Menulis adalah kegiatan menyampaikan informasi atau
gagasan lewat rangkaian huruf dan angka serta simbol tertentu sehingga
menghasilkan suatu tulisan yang bisa dibaca. Media cetak misalnya, merupakan
contoh konkrit aktivitas menulis. Di dalamnya terdapat berbagai jenis tulisan
seperti artikel, berita, tips, cerita, dan iklan. Seorang Forum Aktivitas
Menulis (FAM) Indonesia, Muhammad Subhan mengatakan mengenai perumpamaan
menulis, “ Seandainya kitab suci Al-Quran tidak ada yang menulis dan
membukukan, mungkin hari ini umat Islam masih mengalami masa jahiliyah. Tetapi
itu tidak terjadi karena Al-Quran dan hadits telah dibukukan sehingga kita bisa
membaca, menghafal, dan mengamalkannya.”
Lewat menulis, kita menyampaikan
apa yang kita ketahui kepada orang lain secara tidak langsung. Contohnya, kita
tetap bisa membaca tulisan-tulisan Shakespare meski dirinya sudah meninggal
bertahun-tahun yang lalu. Penulis menyebutnya the
second soul atau nyawa kedua yang mana karya kita tetap abadi walau
kita mati. Nah, salah satu cara berdakwah juga bisa disampaikan lewat tulisan.

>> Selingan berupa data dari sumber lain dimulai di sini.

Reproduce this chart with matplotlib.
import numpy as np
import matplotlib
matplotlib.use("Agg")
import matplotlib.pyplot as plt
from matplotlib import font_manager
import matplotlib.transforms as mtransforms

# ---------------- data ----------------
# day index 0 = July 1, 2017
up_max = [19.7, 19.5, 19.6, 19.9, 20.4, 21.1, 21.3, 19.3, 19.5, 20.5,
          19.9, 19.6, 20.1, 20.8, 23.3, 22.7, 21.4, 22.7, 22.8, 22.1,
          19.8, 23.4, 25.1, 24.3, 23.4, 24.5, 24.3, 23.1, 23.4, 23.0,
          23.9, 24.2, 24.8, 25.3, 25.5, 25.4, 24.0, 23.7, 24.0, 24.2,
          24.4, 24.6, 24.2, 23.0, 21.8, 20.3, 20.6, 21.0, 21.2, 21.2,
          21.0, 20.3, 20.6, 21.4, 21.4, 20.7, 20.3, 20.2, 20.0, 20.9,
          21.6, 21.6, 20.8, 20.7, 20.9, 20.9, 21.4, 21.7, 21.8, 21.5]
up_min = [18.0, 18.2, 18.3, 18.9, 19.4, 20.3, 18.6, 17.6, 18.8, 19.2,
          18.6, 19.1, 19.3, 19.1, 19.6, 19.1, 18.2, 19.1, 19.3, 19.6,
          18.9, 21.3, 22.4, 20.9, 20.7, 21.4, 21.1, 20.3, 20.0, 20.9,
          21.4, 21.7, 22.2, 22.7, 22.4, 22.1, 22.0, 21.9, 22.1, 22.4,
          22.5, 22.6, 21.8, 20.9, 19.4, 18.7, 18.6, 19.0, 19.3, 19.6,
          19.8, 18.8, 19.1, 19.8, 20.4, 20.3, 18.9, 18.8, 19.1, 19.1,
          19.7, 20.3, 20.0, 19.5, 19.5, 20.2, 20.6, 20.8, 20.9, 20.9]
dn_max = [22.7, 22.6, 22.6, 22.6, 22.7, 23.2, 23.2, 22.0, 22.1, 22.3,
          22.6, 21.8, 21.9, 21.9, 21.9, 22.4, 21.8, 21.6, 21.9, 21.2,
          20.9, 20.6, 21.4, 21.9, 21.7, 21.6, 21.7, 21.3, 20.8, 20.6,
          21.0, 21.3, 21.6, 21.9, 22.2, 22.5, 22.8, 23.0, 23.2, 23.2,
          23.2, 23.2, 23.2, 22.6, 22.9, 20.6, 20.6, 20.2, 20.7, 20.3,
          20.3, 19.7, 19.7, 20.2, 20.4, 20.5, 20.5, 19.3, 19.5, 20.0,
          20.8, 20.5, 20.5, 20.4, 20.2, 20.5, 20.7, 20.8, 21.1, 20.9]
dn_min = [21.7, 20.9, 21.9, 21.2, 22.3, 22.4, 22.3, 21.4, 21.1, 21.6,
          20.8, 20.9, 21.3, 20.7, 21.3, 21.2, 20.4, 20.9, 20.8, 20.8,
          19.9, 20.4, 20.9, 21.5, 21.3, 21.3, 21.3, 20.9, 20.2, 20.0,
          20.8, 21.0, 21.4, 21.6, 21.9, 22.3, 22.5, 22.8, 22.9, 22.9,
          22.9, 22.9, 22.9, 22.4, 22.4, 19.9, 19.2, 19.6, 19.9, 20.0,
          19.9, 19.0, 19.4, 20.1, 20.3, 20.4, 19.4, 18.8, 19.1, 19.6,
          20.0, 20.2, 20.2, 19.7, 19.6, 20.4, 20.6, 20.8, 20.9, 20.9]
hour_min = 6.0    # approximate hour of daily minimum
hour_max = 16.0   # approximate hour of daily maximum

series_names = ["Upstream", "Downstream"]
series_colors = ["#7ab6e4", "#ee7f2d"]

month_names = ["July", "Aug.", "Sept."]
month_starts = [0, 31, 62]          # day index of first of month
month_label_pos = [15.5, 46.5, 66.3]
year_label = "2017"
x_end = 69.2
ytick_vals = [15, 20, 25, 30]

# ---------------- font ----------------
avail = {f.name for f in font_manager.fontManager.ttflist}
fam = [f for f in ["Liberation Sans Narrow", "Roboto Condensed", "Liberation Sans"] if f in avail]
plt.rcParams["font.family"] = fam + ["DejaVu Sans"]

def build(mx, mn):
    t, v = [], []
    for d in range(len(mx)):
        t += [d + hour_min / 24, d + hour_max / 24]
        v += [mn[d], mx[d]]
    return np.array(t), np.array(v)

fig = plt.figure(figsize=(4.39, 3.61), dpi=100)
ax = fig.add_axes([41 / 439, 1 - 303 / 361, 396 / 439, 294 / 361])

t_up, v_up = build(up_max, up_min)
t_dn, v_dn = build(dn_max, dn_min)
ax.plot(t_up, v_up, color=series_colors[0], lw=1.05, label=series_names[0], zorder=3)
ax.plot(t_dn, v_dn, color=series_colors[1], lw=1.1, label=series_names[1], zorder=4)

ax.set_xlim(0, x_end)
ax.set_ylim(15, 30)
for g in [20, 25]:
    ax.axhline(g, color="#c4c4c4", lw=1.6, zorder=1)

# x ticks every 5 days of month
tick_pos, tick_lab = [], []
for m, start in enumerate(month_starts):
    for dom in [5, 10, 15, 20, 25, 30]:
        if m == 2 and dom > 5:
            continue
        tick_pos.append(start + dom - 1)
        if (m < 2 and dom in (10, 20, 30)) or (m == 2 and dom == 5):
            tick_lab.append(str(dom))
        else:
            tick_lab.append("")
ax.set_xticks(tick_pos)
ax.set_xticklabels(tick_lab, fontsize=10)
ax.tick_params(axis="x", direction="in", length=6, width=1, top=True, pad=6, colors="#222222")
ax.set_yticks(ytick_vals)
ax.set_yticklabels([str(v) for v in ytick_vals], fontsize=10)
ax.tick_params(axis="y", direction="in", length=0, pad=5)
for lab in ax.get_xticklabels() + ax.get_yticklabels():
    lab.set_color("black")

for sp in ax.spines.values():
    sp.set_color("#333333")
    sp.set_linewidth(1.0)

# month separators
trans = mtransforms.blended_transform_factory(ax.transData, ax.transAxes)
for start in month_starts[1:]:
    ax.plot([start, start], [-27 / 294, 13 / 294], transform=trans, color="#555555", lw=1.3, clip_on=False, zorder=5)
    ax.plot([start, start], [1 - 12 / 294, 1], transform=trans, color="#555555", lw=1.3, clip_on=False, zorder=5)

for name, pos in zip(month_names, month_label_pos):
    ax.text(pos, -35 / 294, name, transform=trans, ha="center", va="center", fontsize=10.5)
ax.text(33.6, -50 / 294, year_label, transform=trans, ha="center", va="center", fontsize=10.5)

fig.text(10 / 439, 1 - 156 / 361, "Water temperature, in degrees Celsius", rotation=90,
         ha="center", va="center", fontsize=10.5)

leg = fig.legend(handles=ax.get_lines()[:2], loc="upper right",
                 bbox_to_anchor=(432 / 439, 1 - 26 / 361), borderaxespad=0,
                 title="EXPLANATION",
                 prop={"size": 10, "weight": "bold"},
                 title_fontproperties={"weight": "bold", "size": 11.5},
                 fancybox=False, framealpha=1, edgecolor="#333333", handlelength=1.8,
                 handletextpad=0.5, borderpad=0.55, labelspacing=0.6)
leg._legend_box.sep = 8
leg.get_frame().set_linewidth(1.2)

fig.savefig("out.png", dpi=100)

Sebagai seorang penulis tentulah
memiliki tanggung jawab yang begitu besar. Tulisan yang dibaca tentu akan mempengaruhi
pola pikir sampai kepribadian seseorang. Dengan tulisan kita bisa berdakwah,
mengajari, menyebarkan ide dan pemikiran, gagasan, kritik dan saran, atau
pengalaman kepada sesama sehingga diharapkan dapat memperbaiki moral. Namun,
dengan tulisan pula, kita bisa merusak moral seseorang dan menimbulkan malapetaka,
perselisihan dan kejahatan.
Menulis sebagai Sarana
Beribadah
![]() |
sumber : google.com |
Pertama, shiddiq atau benar. Seorang penulis haruslah bersikap
objektif dan ilmiah. Kedua, tabligh atau
menyampaikan. Perbuatan menulis ialah menyampaikan apa yang kita tahu lewat
suatu media yang bisa diakses khalayak. Itulah mengapa suatu tulisan harus
benar isinya. Yang ketifga, amanah atau
dapat dipercaya. Bagi seorang penulis, kepandaian menulis tidaklah cukup.

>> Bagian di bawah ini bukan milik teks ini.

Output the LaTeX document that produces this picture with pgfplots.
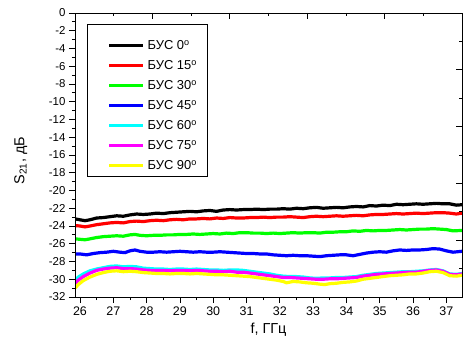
\documentclass[border=0pt]{standalone}
\usepackage{fontspec}
\setmainfont{Liberation Sans}
\usepackage{pgfplots}
\pgfplotsset{compat=1.18}
\definecolor{cgreen}{RGB}{0,255,0}
\definecolor{ccyan}{RGB}{0,255,255}
\definecolor{cmag}{RGB}{255,0,255}
\definecolor{cyel}{RGB}{255,255,0}
\begin{document}
\begin{tikzpicture}
\begin{axis}[
  scale only axis, width=387bp, height=284bp,
  xmin=25.85, xmax=37.47, ymin=-32, ymax=0,
  xtick={26,...,37}, minor x tick num=1,
  ytick={-32,-30,...,0}, minor y tick num=1,
  yticklabels={-32,-30,-28,-26,-24,-22,-20,-18,-16,-14,-12,-10,-8,-6,-4,-2,0},
  xtick pos=bottom, ytick pos=left, tick align=outside,
  major tick length=6bp, minor tick length=3bp,
  axis line style={line width=0.8bp}, every tick/.style={black, line width=0.8bp},
  /pgf/number format/assume math mode=true,
  xticklabel style={font=\fontsize{12.5}{12.5}\selectfont},
  yticklabel style={font=\fontsize{11.5}{11.5}\selectfont},
  xlabel={f, ГГц}, ylabel={S\textsubscript{21}, дБ},
  label style={font=\fontsize{14.5}{14.5}\selectfont},
  xlabel style={at={(axis description cs:0.5,-0.116)}, anchor=center},
  ylabel style={at={(axis description cs:-0.14,0.48)}, anchor=center},
  legend cell align=left,
  legend style={at={(axis description cs:0.031,0.961)}, anchor=north west,
    draw=black, line width=0.8bp, font=\fontsize{13}{13}\selectfont,
    inner xsep=10bp, inner ysep=1bp, row sep=0pt, column sep=3bp,
    nodes={inner sep=0pt, text height=14bp, text depth=6bp}},
  legend image code/.code={\path (0bp,0bp); \draw[#1, line width=3.2bp] (10bp,0bp) -- (44bp,0bp);},
  every axis plot/.append style={line width=3.2bp},
]
\addlegendimage{empty legend}
\addlegendentry[text height=10bp, text depth=0pt]{}
\addplot[black] coordinates {
(25.85,-23.2)(26.0,-23.3)(26.15,-23.4)(26.3,-23.3)(26.5,-23.1)(26.7,-23.05)(26.9,-22.95)(27.1,-22.85)(27.3,-22.9)(27.5,-22.75)(27.7,-22.65)(27.9,-22.7)(28.1,-22.65)(28.3,-22.55)(28.5,-22.6)(28.7,-22.5)(28.9,-22.45)(29.1,-22.4)(29.3,-22.35)(29.5,-22.4)(29.7,-22.3)(29.9,-22.25)(30.1,-22.35)(30.3,-22.2)(30.5,-22.15)(30.7,-22.2)(30.9,-22.15)(31.1,-22.15)(31.3,-22.1)(31.5,-22.15)(31.7,-22.1)(31.9,-22.1)(32.1,-22.05)(32.3,-22.1)(32.5,-22.0)(32.7,-22.05)(32.9,-21.95)(33.1,-21.9)(33.3,-22.0)(33.5,-21.95)(33.7,-21.9)(33.9,-21.95)(34.1,-21.85)(34.3,-21.8)(34.5,-21.85)(34.7,-21.7)(34.9,-21.75)(35.1,-21.65)(35.3,-21.7)(35.5,-21.55)(35.7,-21.6)(35.9,-21.55)(36.1,-21.5)(36.3,-21.55)(36.5,-21.5)(36.7,-21.45)(36.9,-21.5)(37.1,-21.5)(37.3,-21.65)(37.47,-21.6)};
\addlegendentry{БУС 0\textsuperscript{o}}
\addplot[red] coordinates {
(25.85,-23.95)(26.0,-24.0)(26.15,-24.1)(26.3,-24.0)(26.5,-23.85)(26.7,-23.75)(26.9,-23.65)(27.1,-23.6)(27.3,-23.65)(27.5,-23.5)(27.7,-23.45)(27.9,-23.5)(28.1,-23.4)(28.3,-23.35)(28.5,-23.4)(28.7,-23.3)(28.9,-23.25)(29.1,-23.3)(29.3,-23.2)(29.5,-23.2)(29.7,-23.15)(29.9,-23.2)(30.1,-23.1)(30.3,-23.15)(30.5,-23.05)(30.7,-23.1)(30.9,-23.1)(31.1,-23.05)(31.3,-23.05)(31.5,-23.0)(31.7,-23.05)(31.9,-23.0)(32.1,-23.0)(32.3,-22.95)(32.5,-23.0)(32.7,-23.05)(32.9,-22.95)(33.1,-22.9)(33.3,-22.95)(33.5,-22.9)(33.7,-22.85)(33.9,-22.9)(34.1,-22.85)(34.3,-22.8)(34.5,-22.85)(34.7,-22.75)(34.9,-22.7)(35.1,-22.7)(35.3,-22.65)(35.5,-22.6)(35.7,-22.65)(35.9,-22.6)(36.1,-22.55)(36.3,-22.6)(36.5,-22.55)(36.7,-22.5)(36.9,-22.5)(37.1,-22.55)(37.3,-22.65)(37.47,-22.55)};
\addlegendentry{БУС 15\textsuperscript{o}}
\addplot[cgreen] coordinates {
(25.85,-25.45)(26.0,-25.5)(26.15,-25.55)(26.3,-25.45)(26.5,-25.3)(26.7,-25.2)(26.9,-25.15)(27.1,-25.1)(27.3,-25.15)(27.5,-25.0)(27.65,-24.95)(27.8,-25.05)(28.0,-25.1)(28.2,-25.05)(28.4,-25.05)(28.6,-25.0)(28.8,-25.0)(29.0,-24.95)(29.2,-24.95)(29.4,-24.9)(29.6,-24.95)(29.8,-24.9)(30.0,-24.85)(30.2,-24.9)(30.4,-24.8)(30.6,-24.85)(30.8,-24.75)(31.0,-24.75)(31.2,-24.8)(31.4,-24.8)(31.6,-24.85)(31.8,-24.8)(32.0,-24.85)(32.2,-24.8)(32.4,-24.75)(32.6,-24.8)(32.8,-24.75)(33.0,-24.75)(33.2,-24.8)(33.4,-24.7)(33.6,-24.7)(33.8,-24.65)(34.0,-24.65)(34.2,-24.55)(34.4,-24.6)(34.6,-24.5)(34.8,-24.55)(35.0,-24.5)(35.2,-24.5)(35.4,-24.45)(35.6,-24.4)(35.8,-24.45)(36.0,-24.4)(36.2,-24.35)(36.4,-24.35)(36.6,-24.3)(36.8,-24.35)(37.0,-24.4)(37.2,-24.55)(37.47,-24.5)};
\addlegendentry{БУС 30\textsuperscript{o}}
\addplot[blue] coordinates {
(25.85,-27.15)(26.0,-27.15)(26.2,-27.25)(26.4,-27.1)(26.6,-27.0)(26.8,-26.95)(27.0,-26.85)(27.2,-26.95)(27.35,-27.0)(27.5,-26.8)(27.65,-26.7)(27.8,-26.85)(28.0,-26.95)(28.2,-26.95)(28.4,-26.9)(28.6,-26.95)(28.8,-26.9)(29.0,-26.85)(29.2,-26.9)(29.4,-26.95)(29.6,-26.9)(29.8,-26.95)(30.0,-26.95)(30.2,-26.9)(30.4,-26.95)(30.6,-27.0)(30.8,-27.05)(31.0,-27.1)(31.2,-27.1)(31.4,-27.15)(31.6,-27.15)(31.8,-27.25)(32.0,-27.3)(32.2,-27.35)(32.4,-27.3)(32.6,-27.35)(32.8,-27.35)(33.0,-27.4)(33.2,-27.45)(33.4,-27.35)(33.6,-27.3)(33.8,-27.25)(34.0,-27.25)(34.2,-27.35)(34.4,-27.2)(34.6,-27.05)(34.8,-26.95)(35.0,-26.9)(35.2,-26.95)(35.4,-26.8)(35.6,-26.7)(35.8,-26.75)(36.0,-26.7)(36.2,-26.7)(36.4,-26.65)(36.6,-26.55)(36.8,-26.6)(37.0,-26.8)(37.2,-26.95)(37.47,-26.85)};
\addlegendentry{БУС 45\textsuperscript{o}}
\addplot[ccyan] coordinates {
(25.85,-30.1)(25.95,-29.75)(26.1,-29.4)(26.3,-29.05)(26.5,-28.85)(26.7,-28.7)(26.9,-28.55)(27.1,-28.5)(27.3,-28.6)(27.5,-28.55)(27.7,-28.6)(27.9,-28.75)(28.1,-28.8)(28.3,-28.85)(28.5,-28.85)(28.7,-28.9)(28.9,-28.85)(29.1,-28.85)(29.3,-28.9)(29.5,-28.85)(29.7,-28.9)(29.9,-28.95)(30.1,-28.95)(30.3,-29.0)(30.5,-28.95)(30.7,-28.95)(30.9,-29.0)(31.1,-29.1)(31.3,-29.2)(31.5,-29.3)(31.7,-29.4)(31.9,-29.55)(32.1,-29.65)(32.3,-29.7)(32.5,-29.7)(32.7,-29.75)(32.9,-29.85)(33.1,-29.9)(33.3,-29.85)(33.5,-29.85)(33.7,-29.8)(33.9,-29.8)(34.1,-29.75)(34.3,-29.7)(34.5,-29.55)(34.7,-29.45)(34.9,-29.35)(35.1,-29.3)(35.3,-29.25)(35.5,-29.2)(35.7,-29.15)(35.9,-29.15)(36.1,-29.1)(36.3,-29.05)(36.5,-28.95)(36.7,-28.9)(36.9,-29.05)(37.1,-29.4)(37.3,-29.45)(37.47,-29.35)};
\addlegendentry{БУС 60\textsuperscript{o}}
\addplot[cmag] coordinates {
(25.85,-30.45)(25.95,-30.1)(26.1,-29.7)(26.3,-29.3)(26.5,-29.0)(26.7,-28.85)(26.9,-28.75)(27.1,-28.7)(27.3,-28.8)(27.5,-28.8)(27.7,-28.85)(27.9,-28.95)(28.1,-29.0)(28.3,-29.0)(28.5,-29.0)(28.7,-29.05)(28.9,-29.0)(29.1,-29.0)(29.3,-29.05)(29.5,-29.0)(29.7,-29.05)(29.9,-29.1)(30.1,-29.1)(30.3,-29.15)(30.5,-29.1)(30.7,-29.2)(30.9,-29.2)(31.1,-29.3)(31.3,-29.4)(31.5,-29.5)(31.7,-29.6)(31.9,-29.7)(32.1,-29.8)(32.3,-29.8)(32.5,-29.85)(32.7,-29.9)(32.9,-29.95)(33.1,-30.0)(33.3,-30.0)(33.5,-29.95)(33.7,-29.95)(33.9,-29.9)(34.1,-29.85)(34.3,-29.8)(34.5,-29.65)(34.7,-29.55)(34.9,-29.45)(35.1,-29.4)(35.3,-29.35)(35.5,-29.3)(35.7,-29.25)(35.9,-29.2)(36.1,-29.2)(36.3,-29.1)(36.5,-29.0)(36.7,-28.95)(36.9,-29.1)(37.1,-29.45)(37.3,-29.5)(37.47,-29.4)};
\addlegendentry{БУС 75\textsuperscript{o}}
\addplot[cyel] coordinates {
(25.85,-31.0)(25.95,-30.6)(26.1,-30.15)(26.3,-29.75)(26.5,-29.45)(26.7,-29.25)(26.9,-29.1)(27.1,-29.05)(27.3,-29.15)(27.5,-29.1)(27.7,-29.15)(27.9,-29.25)(28.1,-29.3)(28.3,-29.35)(28.5,-29.35)(28.7,-29.4)(28.9,-29.35)(29.1,-29.35)(29.3,-29.4)(29.5,-29.35)(29.7,-29.4)(29.9,-29.45)(30.1,-29.5)(30.3,-29.5)(30.5,-29.55)(30.7,-29.6)(30.9,-29.65)(31.1,-29.7)(31.3,-29.8)(31.5,-29.9)(31.7,-30.0)(31.9,-30.1)(32.1,-30.25)(32.2,-30.4)(32.4,-30.25)(32.6,-30.3)(32.8,-30.4)(33.0,-30.45)(33.2,-30.55)(33.35,-30.6)(33.5,-30.5)(33.7,-30.45)(33.9,-30.35)(34.1,-30.3)(34.3,-30.2)(34.5,-30.0)(34.7,-29.9)(34.9,-29.8)(35.1,-29.7)(35.3,-29.6)(35.5,-29.55)(35.7,-29.5)(35.9,-29.4)(36.1,-29.4)(36.3,-29.3)(36.5,-29.15)(36.7,-29.1)(36.9,-29.25)(37.1,-29.6)(37.3,-29.65)(37.47,-29.55)};
\addlegendentry{БУС 90\textsuperscript{o}}
\end{axis}
\begin{axis}[
  scale only axis, width=387bp, height=284bp,
  xmin=0, xmax=10, ymin=0, ymax=10,
  xtick={2,4,6,8}, minor xtick={1,3,5,7,9},
  ytick={2,4,6,8}, minor ytick={1,3,5,7,9},
  xticklabels={}, yticklabels={},
  xtick pos=top, ytick pos=right, tick align=inside,
  major tick length=6bp, minor tick length=3bp,
  axis line style={line width=0.8bp}, every tick/.style={black, line width=0.8bp},
]
\end{axis}
\pgfresetboundingbox
\path[use as bounding box] (-75bp,-48bp) rectangle (388bp,297bp);
\end{tikzpicture}
\end{document}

Sebelum penulis menyampaikan, sebaiknya ia sudah bisa menjalankan apa yang ia
sampaikan. Merupakan dosa besar apabila memerintah orang, tapi dirinya sendiri
melalaikan. Terakhir, fathanah atau
cerdas. Menulis tanpa ilmu akan menyebabkan berkurangnya unsur-unsur kebenaran
yang tersampaikan sehingga syaitan-lah yang menjadi gurunya.
Hasan Al Banna, pendiri
organisasi “Ikhwanul Muslimin” di Mesir juga pernah menulis berbagai wasiatnya
kepada umat Islam. Tulisan-tulisan yang akhirnya dibukukan itu sanggup
membangkitkan semangat dan gelora pergerakan Islam (Harakah Islamiah) di
berbagai penjuru dunia untuk bangkit mengejar ketertinggalan tanpa meninggalkan
nilai-nilai islami sebagai prinsip hidup yang konsepsional dan fundamental.

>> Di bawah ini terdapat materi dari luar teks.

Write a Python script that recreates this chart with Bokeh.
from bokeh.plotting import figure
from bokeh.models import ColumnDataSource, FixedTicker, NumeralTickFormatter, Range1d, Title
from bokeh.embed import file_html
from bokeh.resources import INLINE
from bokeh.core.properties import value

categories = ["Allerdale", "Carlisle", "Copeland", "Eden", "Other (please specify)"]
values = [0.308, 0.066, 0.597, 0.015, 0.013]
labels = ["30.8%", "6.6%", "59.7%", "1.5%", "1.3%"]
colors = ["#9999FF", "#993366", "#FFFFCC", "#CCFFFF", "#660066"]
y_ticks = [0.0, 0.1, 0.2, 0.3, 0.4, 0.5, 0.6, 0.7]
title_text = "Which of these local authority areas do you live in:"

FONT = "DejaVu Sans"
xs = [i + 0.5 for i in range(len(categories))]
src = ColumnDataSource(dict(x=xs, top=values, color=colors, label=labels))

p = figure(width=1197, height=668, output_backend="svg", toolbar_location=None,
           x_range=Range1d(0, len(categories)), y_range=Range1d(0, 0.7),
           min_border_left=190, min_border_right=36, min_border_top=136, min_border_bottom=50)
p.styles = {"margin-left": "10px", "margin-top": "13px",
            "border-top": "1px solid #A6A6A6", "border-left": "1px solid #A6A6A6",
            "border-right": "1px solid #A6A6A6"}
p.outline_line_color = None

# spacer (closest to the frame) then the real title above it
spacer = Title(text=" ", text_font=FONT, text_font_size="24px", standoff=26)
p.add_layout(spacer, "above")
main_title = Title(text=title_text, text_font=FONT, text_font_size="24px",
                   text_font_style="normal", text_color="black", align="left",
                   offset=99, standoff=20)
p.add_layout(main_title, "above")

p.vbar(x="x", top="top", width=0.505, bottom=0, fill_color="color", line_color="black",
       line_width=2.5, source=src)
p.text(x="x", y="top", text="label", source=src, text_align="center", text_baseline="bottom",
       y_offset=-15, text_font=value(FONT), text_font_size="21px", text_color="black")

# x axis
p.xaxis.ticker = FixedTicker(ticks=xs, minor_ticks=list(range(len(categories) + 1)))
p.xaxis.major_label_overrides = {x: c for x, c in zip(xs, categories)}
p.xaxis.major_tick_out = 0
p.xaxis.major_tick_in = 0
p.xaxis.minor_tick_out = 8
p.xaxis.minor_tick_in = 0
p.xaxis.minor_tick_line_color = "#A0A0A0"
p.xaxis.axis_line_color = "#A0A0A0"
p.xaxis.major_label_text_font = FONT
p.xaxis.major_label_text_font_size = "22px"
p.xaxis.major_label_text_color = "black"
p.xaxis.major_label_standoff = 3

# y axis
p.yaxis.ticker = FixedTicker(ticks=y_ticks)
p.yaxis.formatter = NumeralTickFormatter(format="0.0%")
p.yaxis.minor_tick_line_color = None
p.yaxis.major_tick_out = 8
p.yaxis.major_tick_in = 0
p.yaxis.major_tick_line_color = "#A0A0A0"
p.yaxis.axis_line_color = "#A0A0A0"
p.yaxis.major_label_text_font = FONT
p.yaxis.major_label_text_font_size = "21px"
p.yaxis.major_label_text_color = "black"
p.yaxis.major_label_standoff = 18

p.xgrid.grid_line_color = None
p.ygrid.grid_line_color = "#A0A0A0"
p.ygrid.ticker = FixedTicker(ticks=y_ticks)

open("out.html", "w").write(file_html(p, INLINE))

Saat ini hampir semua pergerakan umat Islam lahir dari kekuatan perjuangan,
teladan, dan surat wasiat Hasan Al Banna yang kemudian diberi nama “Majmu’
Rasail”.
Peran Penulis
Di atas telah kita ketahui
bersama bahwa berdakwah melalui tulisan diyakini memiliki efek mempengaruhi
yang begitu dasyat. Dewasa ini berbagai kemunduran umat Islam dirasa terjadi
karena budaya baca tulis yang dipopulerkan oleh ulama zaman dahulu telah
ditinggalkan. Faktanya, kebanyakan umat Islam malas membaca dan menulis.
Melalui tulisan yang membangun, peradaban dan impian bisa diraih. Dengan
kedasyatan yang dimiliki oleh kekuatan sebuah tulisan, ia bisa menjadi senjata
untuk melawan kedzaliman ketika meriam telah hancur, senapan telah tenggelam
dalam lautan, dan bom telah diledakkan. Bapak mantan presiden RI, Soeharto
meyakini kekuatan pena lebih dasyat daripada senapan dan lebih tajam dari ujung
pedang.
Lagi pula Rasulullah SAW juga
pernah memerintahkan budaya menulis untuk Al_Qur’an da Al Hadits, walau ada
beberapa yang dilarang oleh Rasulullah SAW untuk tidak ditulis. Diantaranya;
1.
Abu Hurairah r.a berkata
مامن أصحا ب النبى
صلى الله عليه وسلم أحد أكثر حديثا عنه منى
إلاماكان من عبد الله
ابن عمرو فإنه كان يكتب ولا أكتب
Artinya:
“ diantara sahabat nabi SAW tidak ada seorang yang lebih banyak meriwayatkan
hadits dari beliau dibanding diriku, kecuali yang ada pada Abdullah bin Amr
karena ia menulis sedang aku tidak”
2.
Diriwayatkan dari Rafi’ bin Khudaij bahwa ia berkata :
kami bertanya kepada Rasulullah SAW “Wahai rasulullah, kami mendengar banyak
hal darimu. Apakah kami boleh menuliskannya?” Beliau menjawab :
أكتبوا ولا حرج
Artinyaa
: “Tuliskanlah dan tidak mengapa”
Dari kedua kutipan di atas dapat
kita simpulkan bahwasannya menulis selain sebagai hobi dan pekerjaan juga bisa
bernilai ibadah.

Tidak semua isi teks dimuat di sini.